Comic Relief is committed to preventing and protecting all people from harm in their interactions with us. We expect all those that act in our name to uphold our approach to doing no harm.

Company

Our mission, thanks to our comedy heritage and the fantastic relationship we enjoy with the BBC, is 'positive change through the power of entertainment'.

And our biggest tool, in trying to achieve these two goals, is the ability to inspire people across the whole country especially those who don’t normally do charity - to do charity.

As the world has changed and become more complex over the last two decades, so Comic Relief has had to adapt and change too but the fundamentals remain the same - a just world free from poverty. In trying to achieve that vision we make this promise to the people who make those efforts possible - our supporters:

"In order to run itself in a professional and effective way Comic Relief incurs necessary costs. Raising funds, making grants and organisational overheads cost real money.

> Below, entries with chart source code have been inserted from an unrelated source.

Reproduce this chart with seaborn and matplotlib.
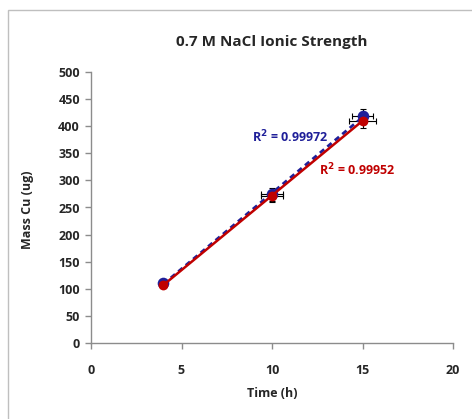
import matplotlib
matplotlib.use("Agg")
import matplotlib.pyplot as plt
import seaborn as sns
import pandas as pd
from matplotlib.patches import Rectangle

# Data
time_h = [4, 10, 15]
mass_blue = [110, 274, 418]
mass_red = [107, 272, 410]
yerr_blue = [0, 12, 14]
xerr_blue = [0, 0.6, 0.6]
yerr_red = [0, 11, 13]
xerr_red = [0, 0.6, 0.75]
x_ticks = [0, 5, 10, 15, 20]
y_ticks = [0, 50, 100, 150, 200, 250, 300, 350, 400, 450, 500]
title = "0.7 M NaCl Ionic Strength"
xlabel = "Time (h)"
ylabel = "Mass Cu (ug)"
r2_blue = "R$^2$ = 0.99972"
r2_red = "R$^2$ = 0.99952"

sns.set_style("white")
plt.rcParams["font.family"] = ["Open Sans", "DejaVu Sans"]
plt.rcParams["font.weight"] = "bold"
plt.rcParams["mathtext.default"] = "bf"

df_b = pd.DataFrame({"t": time_h, "m": mass_blue})
df_r = pd.DataFrame({"t": time_h, "m": mass_red})

fig = plt.figure(figsize=(4.72, 4.19), dpi=100)
ax = fig.add_axes([91/472, 1-343/419, (453-91)/472, (343-72)/419])

blue = "#1F1F99"
red = "#C00000"

ax.errorbar(time_h, mass_blue, yerr=yerr_blue, xerr=xerr_blue, fmt="none",
            ecolor="black", elinewidth=0.8, capsize=2.5, capthick=0.8, zorder=2)
ax.errorbar(time_h, mass_red, yerr=yerr_red, xerr=xerr_red, fmt="none",
            ecolor="black", elinewidth=0.8, capsize=2.5, capthick=0.8, zorder=2)

sns.scatterplot(data=df_b, x="t", y="m", ax=ax, color=blue, s=70,
                edgecolor=blue, linewidth=0, zorder=3)
sns.regplot(data=df_b, x="t", y="m", ax=ax, ci=None, scatter=False, truncate=True,
            line_kws=dict(color=blue, lw=2, ls=(0, (2, 1.5)), zorder=4))
sns.scatterplot(data=df_r, x="t", y="m", ax=ax, color=red, s=50,
                edgecolor=red, linewidth=0, zorder=5)
sns.regplot(data=df_r, x="t", y="m", ax=ax, ci=None, scatter=False, truncate=True,
            line_kws=dict(color=red, lw=1.8, zorder=6))

fs = 9
ax.set_xlim(0, 20)
ax.set_ylim(0, 500)
ax.set_xticks(x_ticks)
ax.set_yticks(y_ticks)
ax.set_xticklabels([str(v) for v in x_ticks], fontsize=fs, fontweight="bold")
ax.set_yticklabels([str(v) for v in y_ticks], fontsize=fs, fontweight="bold")
ax.set_xlabel("")
ax.set_ylabel("")
for s in ["top", "right"]:
    ax.spines[s].set_visible(False)
for s in ["left", "bottom"]:
    ax.spines[s].set_color("#8C8C8C")
    ax.spines[s].set_linewidth(1)
ax.tick_params(axis="both", direction="out", length=4, width=1, color="#8C8C8C",
               left=True, bottom=True, pad=4)
ax.tick_params(axis="x", pad=11)

ax.text(8.9, 380, r2_blue, color=blue, fontsize=fs, fontweight="bold", va="center")
ax.text(12.6, 319, r2_red, color=red, fontsize=fs, fontweight="bold", va="center")

fig.text(272/472, 1-42/419, title, ha="center", va="center", fontsize=11, fontweight="bold")
fig.text(272/472, 1-393/419, xlabel, ha="center", va="center", fontsize=fs, fontweight="bold")
fig.text(28/472, 1-210/419, ylabel, ha="center", va="center", fontsize=fs,
         fontweight="bold", rotation=90)

fig.patches.append(Rectangle((8/472, -0.05), 1.2, 1-10/419+0.05, transform=fig.transFigure,
                             fill=False, edgecolor="#BFBFBF", lw=1))

fig.savefig("out.png", dpi=100)
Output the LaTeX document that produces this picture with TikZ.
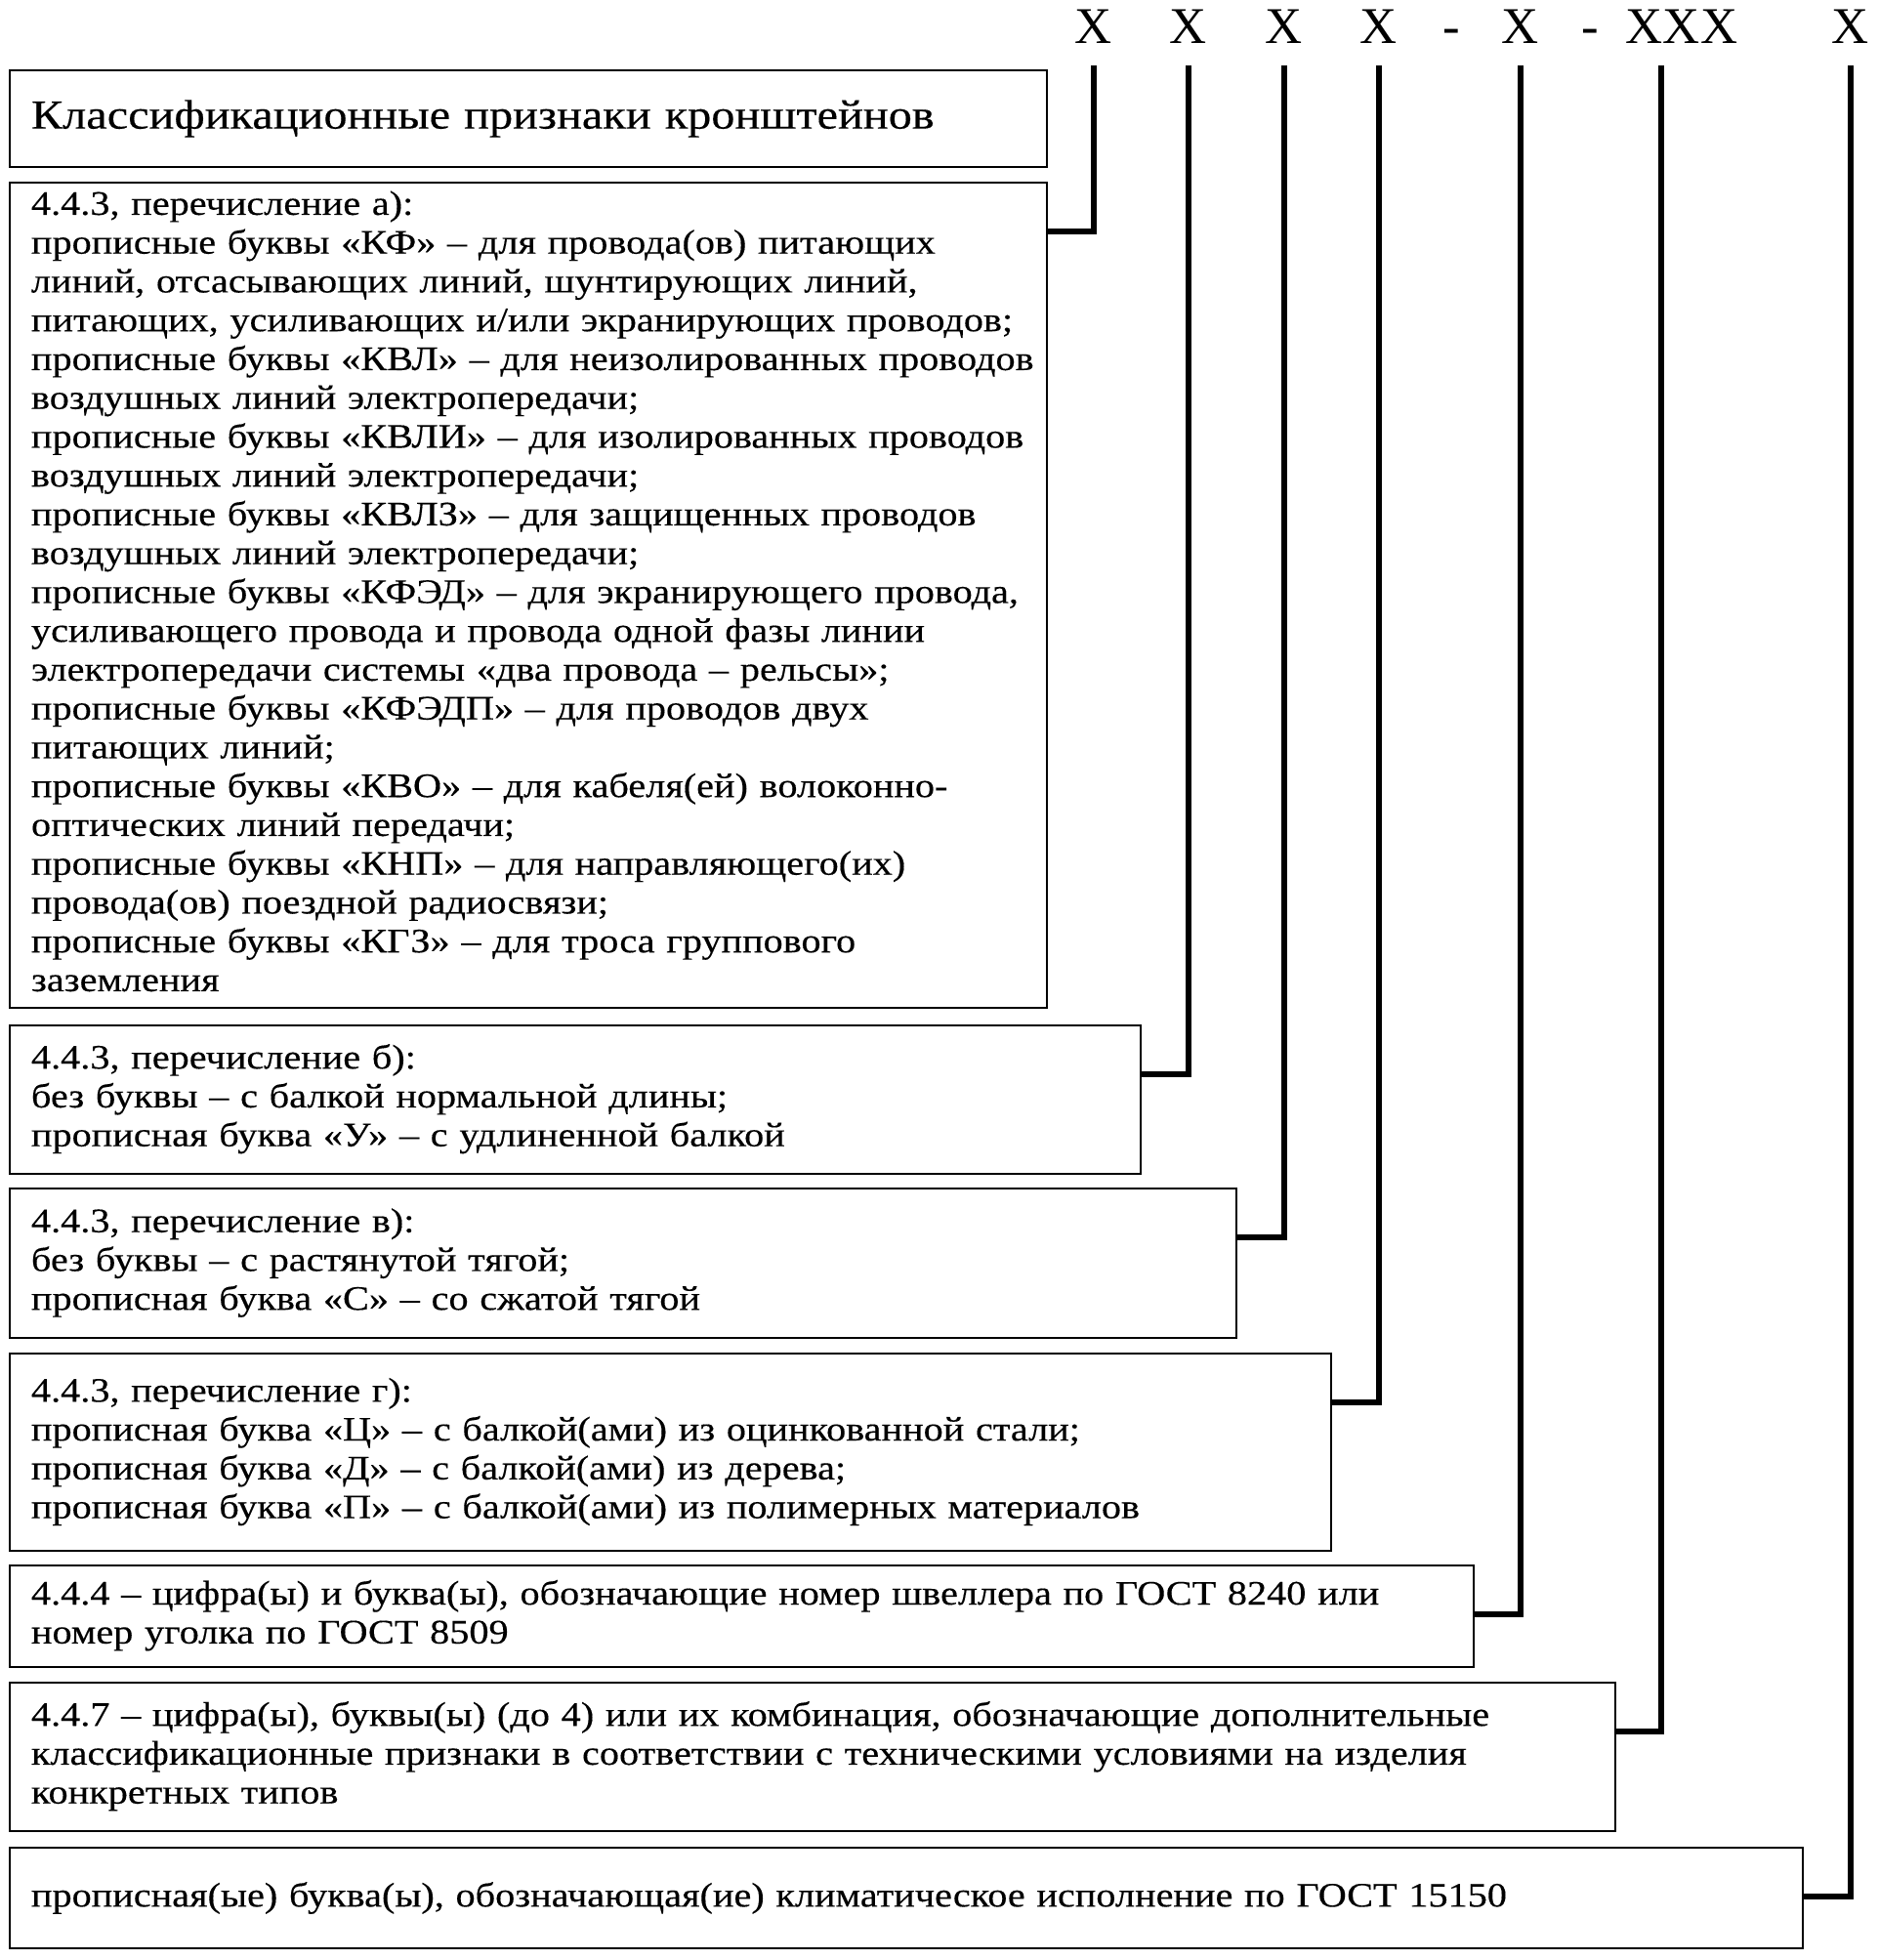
\documentclass[tikz,border=0pt]{standalone}
\usepackage{fontspec}
\setmainfont{Liberation Serif}[FakeStretch=1.145, FakeBold=0.3]
\newfontfamily\hdrfont{Liberation Serif}
\usepackage{tikz}

\begin{document}
\begin{tikzpicture}[
    pbox/.style={draw, line width=0.8pt, anchor=north west, align=left, outer sep=0pt,
        inner xsep=0.22cm, inner ysep=0pt, font=\fontsize{10}{11.31}\selectfont},
    hdr/.style={anchor=base, inner sep=0pt, font=\hdrfont\fontsize{15}{15}\selectfont},
    conn/.style={draw, line width=1.7pt}
]

\useasboundingbox (0,0) rectangle (19.23,-20.07);

% designation pattern
\node[hdr] (h1) at (11.20,-0.45) {X};
\node[hdr] (h2) at (12.17,-0.45) {X};
\node[hdr] (h3) at (13.15,-0.45) {X};
\node[hdr] (h4) at (14.12,-0.45) {X};
\node[hdr] (d1) at (14.86,-0.45) {-};
\node[hdr] (h5) at (15.57,-0.45) {X};
\node[hdr] (d2) at (16.28,-0.45) {-};
\node[hdr] (h6) at (17.22,-0.45) {XXX};
\node[hdr] (h7) at (18.95,-0.45) {X};

% title
\node[pbox, text width=10.18cm, minimum height=0.99cm,
      font=\fontsize{12}{13}\selectfont] (title) at (0.10,-0.72)
    {\raisebox{-0.5mm}{Классификационные признаки кронштейнов}};

% 4.4.3 a)
\node[pbox, text width=10.18cm, minimum height=8.45cm] (ka) at (0.10,-1.87)
    {\begin{tabular}{@{}l@{}}
     4.4.3, перечисление а):\\
     прописные буквы «КФ» – для провода(ов) питающих\\
     линий, отсасывающих линий, шунтирующих линий,\\
     питающих, усиливающих и/или экранирующих проводов;\\
     прописные буквы «КВЛ» – для неизолированных проводов\\
     воздушных линий электропередачи;\\
     прописные буквы «КВЛИ» – для изолированных проводов\\
     воздушных линий электропередачи;\\
     прописные буквы «КВЛЗ» – для защищенных проводов\\
     воздушных линий электропередачи;\\
     прописные буквы «КФЭД» – для экранирующего провода,\\
     усиливающего провода и провода одной фазы линии\\
     электропередачи системы «два провода – рельсы»;\\
     прописные буквы «КФЭДП» – для проводов двух\\
     питающих линий;\\
     прописные буквы «КВО» – для кабеля(ей) волоконно-\\
     оптических линий передачи;\\
     прописные буквы «КНП» – для направляющего(их)\\
     провода(ов) поездной радиосвязи;\\
     прописные буквы «КГЗ» – для троса группового\\
     заземления
     \end{tabular}};

% 4.4.3 b)
\node[pbox, text width=11.14cm, minimum height=1.52cm] (kb) at (0.10,-10.50)
    {\begin{tabular}{@{}l@{}}
     4.4.3, перечисление б):\\
     без буквы – с балкой нормальной длины;\\
     прописная буква «У» – с удлиненной балкой
     \end{tabular}};

% 4.4.3 v)
\node[pbox, text width=12.12cm, minimum height=1.53cm] (kv) at (0.10,-12.17)
    {\begin{tabular}{@{}l@{}}
     4.4.3, перечисление в):\\
     без буквы – с растянутой тягой;\\
     прописная буква «С» – со сжатой тягой
     \end{tabular}};

% 4.4.3 g)
\node[pbox, text width=13.09cm, minimum height=2.02cm] (kg) at (0.10,-13.86)
    {\begin{tabular}{@{}l@{}}
     4.4.3, перечисление г):\\
     прописная буква «Ц» – с балкой(ами) из оцинкованной стали;\\
     прописная буква «Д» – с балкой(ами) из дерева;\\
     прописная буква «П» – с балкой(ами) из полимерных материалов
     \end{tabular}};

% 4.4.4
\node[pbox, text width=14.55cm, minimum height=1.04cm] (kn) at (0.10,-16.03)
    {\begin{tabular}{@{}l@{}}
     4.4.4 – цифра(ы) и буква(ы), обозначающие номер швеллера по ГОСТ 8240 или\\
     номер уголка по ГОСТ 8509
     \end{tabular}};

% 4.4.7
\node[pbox, text width=16.00cm, minimum height=1.52cm] (kd) at (0.10,-17.23)
    {\begin{tabular}{@{}l@{}}
     4.4.7 – цифра(ы), буквы(ы) (до 4) или их комбинация, обозначающие дополнительные\\
     классификационные признаки в соответствии с техническими условиями на изделия\\
     конкретных типов
     \end{tabular}};

% climate
\node[pbox, text width=17.92cm, minimum height=1.03cm] (kc) at (0.10,-18.92)
    {прописная(ые) буква(ы), обозначающая(ие) климатическое исполнение по ГОСТ 15150};

% connectors
\draw[conn] ([yshift=-5mm]ka.north east) -| ([yshift=-2.1mm]h1.south);
\draw[conn] ([yshift=-5mm]kb.north east) -| ([yshift=-2.1mm]h2.south);
\draw[conn] ([yshift=-5mm]kv.north east) -| ([yshift=-2.1mm]h3.south);
\draw[conn] ([yshift=-5mm]kg.north east) -| ([yshift=-2.1mm]h4.south);
\draw[conn] ([yshift=-5mm]kn.north east) -| ([yshift=-2.1mm]h5.south);
\draw[conn] ([yshift=-5mm]kd.north east) -| ([xshift=-2.1mm,yshift=-2.1mm]h6.south);
\draw[conn] ([yshift=-5mm]kc.north east) -| ([yshift=-2.1mm]h7.south);

\end{tikzpicture}
\end{document}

Despite these costs, Comic Relief is still able to promise that for every pound the charity gets directly from the public, a pound goes to help transform the lives of people living with poverty and social injustice. If Sport Relief raises £20 million, Comic Relief will spend at least £20 million doing just that.

It can make this promise because its operating budget is covered in cash or in kind from all types of supporters like corporate sponsors and donors, suppliers, generous individuals and government (including Gift Aid) as well as from investment income and interest"

AND IF YOU'VE GOT A FEW MINUTES TO SPARE HERE'S THE MORE DETAILED ANSWER:

Comic Relief is obviously a charity - but it's also a business too.

The money we raise is allocated to a wide range of grants and social investments aimed at delivering real and long-lasting change to the poorest, most vulnerable people at home and across the world; as well as informing the public and young people in particular about global citizenship and the underlying causes of extreme poverty.

That money comes in from a number of different sources. Traditional charitable fundraising obviously plays a vital role. The public contribute to Comic Relief's annual campaigns by raising money through sponsorship and by making donations online, by post, by telephone and through major banks and building societies. This support, from almost the very day Comic Relief was formed, has been both humbling and inspirational.

On the business side of things, Comic Relief works with key corporate partners to produce products and promotions that are profitable. The clearest example of this is the Red Nose that is the emblem of Red Nose Day.

Where possible these products tie-in with the charity's commitment to delivering benefits to poor farmers and producers. The Red Nose Day 2007 T-shirt for instance was made with fair trade cotton from Mali, Cameroon and Senegal and there will be a fair trade Maraba Bourbon coffee grown in Rwanda, a country to which Comic Relief has had a clear commitment since the appalling genocide of 1994.

Another way Comic Relief raises funds is via the creativity made available to the charity. Comedians from time to time offer access to key brands like Little Britain for commercial exploitation. The charity also develops and owns key sub-brands like Robbie the Reindeer and Monkey, both of which deliver a revenue too.